А в начале капиталистических преобразований министр Сулейманова ещё и спортом занималась, вернее государственной политикой в области спорта и физкультуры. Только в 1994 году Магомедали Магомедов упразднил одноимённый комитет, и спорт, как социальную функцию, вывели в Министерство спорта. Спросите себя: а каких успехов достигли отрасли, в которых Зумруд Сулейманова была министром? Ну что? Каков ответ читателя? То­то же. Поэтому­то никто даже не заметил не то чтобы «сколь­либо серьёзных» изменений, а вообще никаких, когда Муху Алиев упразднил Министерство молодёжи. Министерство исчезло, ну и что – молодёжь­то осталась. Спросите сейчас даже вполне искушённых политиков: сколько времени республика управлялась без Минмолодёжи, с какого по какое число Минмолодёжи пребывало в небытии? Никто не вспомнит! А ведь с 6 марта 2006 года до 5 февраля 2008 года – без месяца два года! – министерства просто не существовало. И ничего, мир стоит, как стоял.

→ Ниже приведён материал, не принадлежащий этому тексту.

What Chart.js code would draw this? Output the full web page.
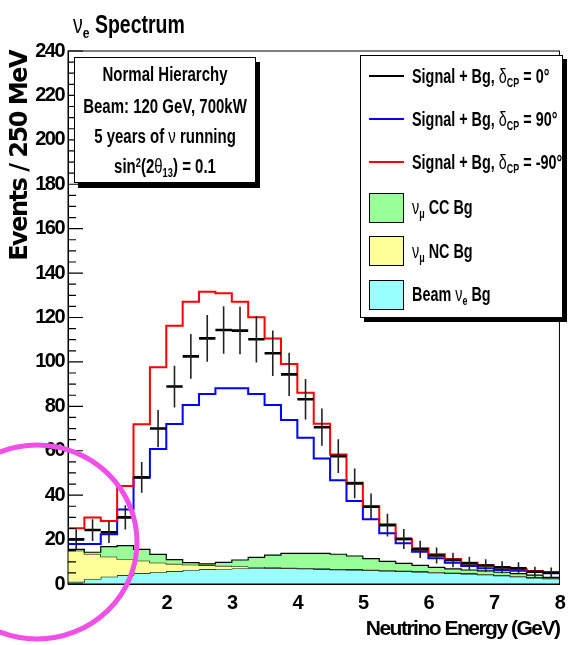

Вот как не поблагодарить Муху Гимбатовича? Пока президент Алиев не задумал разыграть лезгинскую политическую карту (это когда можно скоморошеское министерство дать одному лезгину, а другого сместить со значимого политического поста, сохранив лезгинскую равнопредставленность во власти), никто не вспомнил, что у нас вдруг не стало молодёжного министерства. Доказано, как в лабораторном эксперименте НИКТО не горевал и никто не почувствовал катастрофических последствий от исчезновения целого «института власти». Так чем же тогда многие­многие годы занимались чиновники Минмолодёжи под руководством Зумруд Запировны? Вывод прост: никаких важных дел в том министерстве никогда не делалось. Министерство существовало для министра. И лучше всего наш министр умеет…  умеет… Умеет быть министром. Неважно, каким именно министром. Можно околовсяческим – лишь бы министром.